Now I want you to imagine that it was an album review. Can you think of a major publication – newspaper or magazine – that would run something like that? Because I can’t. For one thing, none of them would want to go that far out on a limb and risk pissing off an advertiser. Although come to think of it, movie studios spend a hell of a lot more money advertising in the Times than any record label would even consider. I don’t imagine those full-page ads they clog the Arts & Entertainment section with come cheap. But I don’t think you’re gonna be seeing any of the Times’ music writers taking apart an album with that same sort of gleeful reckless abandon anytime soon. Why is that?
And if some mag or paper actually did run such a review, people would be running to their keyboards in such a rush to be the first to call it “elitist” that our nation’s emergency rooms would be full of broken-fingered hipsters faster than you can say “Clap Your Hands Say Yeah”.
How did things reach such a pitiful stage? Why are music critics so severely handcuffed while their film-watching counterparts run free? There comes a time when, to do one’s job as a critic, it becomes necessary to point out that not only does the emperor not have any clothes but he also cuts his hair funny and has an embarrassing tattoo on his ass, as well.
Bullshit dogma doesn’t allow that anymore. All music is now of equal worth, and music critics have been reduced to auxiliaries of the marketing departments of the various record labels, cheerleaders for whatever’s on offer this week. Think about it – when was the last time you read a review in a music publication that wasn’t positively glowing, to one degree or another?

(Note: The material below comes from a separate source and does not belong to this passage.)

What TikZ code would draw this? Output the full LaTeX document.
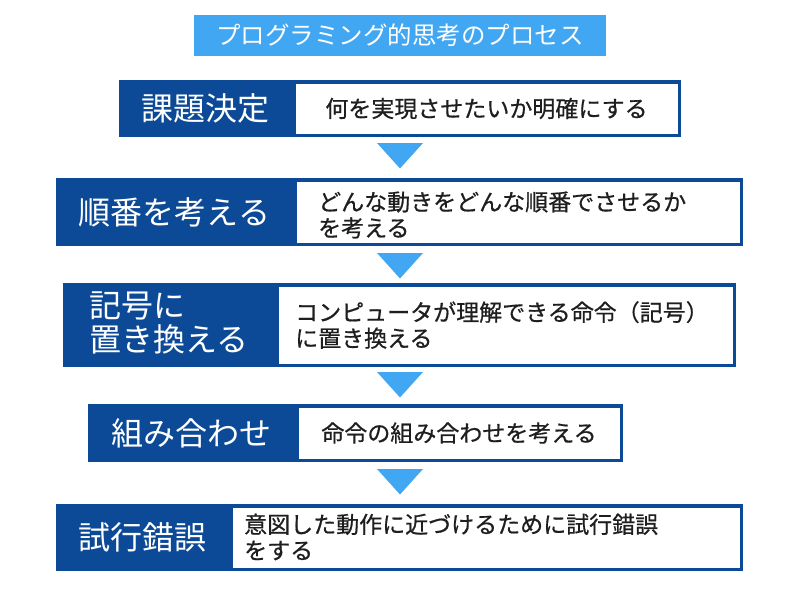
\documentclass[tikz,border=0pt]{standalone}
\usepackage{fontspec}
\newfontfamily\jp{Noto Sans CJK JP}
\newfontfamily\jpm[FakeBold=0.6]{Noto Sans CJK JP}
\definecolor{dkblue}{RGB}{12,74,151}
\definecolor{ltblue}{RGB}{66,167,242}
\definecolor{txt}{RGB}{30,30,30}
\begin{document}
\begin{tikzpicture}[x=1pt,y=-1pt,
  titlebox/.style={fill=ltblue, text=white, inner sep=0pt, outer sep=0pt,
    font=\jp\fontsize{24.5}{26}\selectfont},
  labelbox/.style={fill=dkblue, inner sep=0pt, outer sep=0pt, anchor=north west},
  descbox/.style={draw=dkblue, fill=white, line width=3.5pt, inner sep=0pt, outer sep=0pt},
  labeltext/.style={text=white, inner sep=0pt, align=left,
    font=\jp\fontsize{32}{34}\selectfont},
  desctext/.style={text=txt, inner sep=0pt, align=left,
    font=\jpm\fontsize{23}{26}\selectfont},
  tri/.style={fill=ltblue}]
\useasboundingbox (0,0) rectangle (800,600);
\fill[white] (0,0) rectangle (800,600);

% title
\node[titlebox, minimum width=412pt, minimum height=41pt] (title) at (400,35.5) {プログラミング的思考のプロセス};

% row 1
\node[labelbox, minimum width=173pt, minimum height=57pt] (k1) at (119,80) {};
\node[descbox, minimum width=385.5pt, minimum height=53.5pt] (d1) at (486.5,108.5) {};
\node[labeltext] (k1t) at (k1.center) {課題決定};
\node[desctext] (d1t) at (d1.center) {何を実現させたいか明確にする};

% row 2
\node[labelbox, minimum width=237pt, minimum height=68pt] (k2) at (56,178) {};
\node[descbox, minimum width=446.5pt, minimum height=64.5pt] (d2) at (518,212) {};
\node[labeltext] (k2t) at (k2.center) {順番を考える};
\node[desctext, anchor=west] (d2t) at (318,215) {どんな動きをどんな順番でさせるか\\を考える};

% row 3
\node[labelbox, minimum width=212pt, minimum height=84pt] (k3) at (63,283) {};
\node[descbox, minimum width=457.5pt, minimum height=80.5pt] (d3) at (505.5,325) {};
\node[labeltext] (k3t) at (169,323) {記号に\\置き換える};
\node[desctext, anchor=west] (d3t) at (295,325) {コンピュータが理解できる命令（記号）\\に置き換える};

% row 4
\node[labelbox, minimum width=207pt, minimum height=58pt] (k4) at (88,404) {};
\node[descbox, minimum width=324.5pt, minimum height=54.5pt] (d4) at (459,433) {};
\node[labeltext] (k4t) at (k4.center) {組み合わせ};
\node[desctext] (d4t) at (d4.center) {命令の組み合わせを考える};

% row 5
\node[labelbox, minimum width=173pt, minimum height=67pt] (k5) at (56,504) {};
\node[descbox, minimum width=510.5pt, minimum height=63.5pt] (d5) at (486,537.5) {};
\node[labeltext] (k5t) at (k5.center) {試行錯誤};
\node[desctext, anchor=west] (d5t) at (244,537) {意図した動作に近づけるために試行錯誤\\をする};

% arrow triangles
\coordinate (a1) at (400,143);
\coordinate (a2) at (400,253);
\coordinate (a3) at (400,372);
\coordinate (a4) at (400,469);
\foreach \a in {a1,a2,a3,a4}{
  \fill[tri] ([xshift=-23pt]\a) -- ([xshift=23pt]\a) -- ([yshift=-25.5pt]\a) -- cycle;
}
\end{tikzpicture}
\end{document}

A dedicated reader can find a critic whose taste closely matches their own and go from there, but the casual reader is gonna get duped a few times into buying lackluster CDs that have been hyped beyond their worth. At that point, “criticism” loses whatever worth it may once have had. I'm all for remaining as positive as possible in a review, but sometimes you just have to fling a little shit in order to get your point across.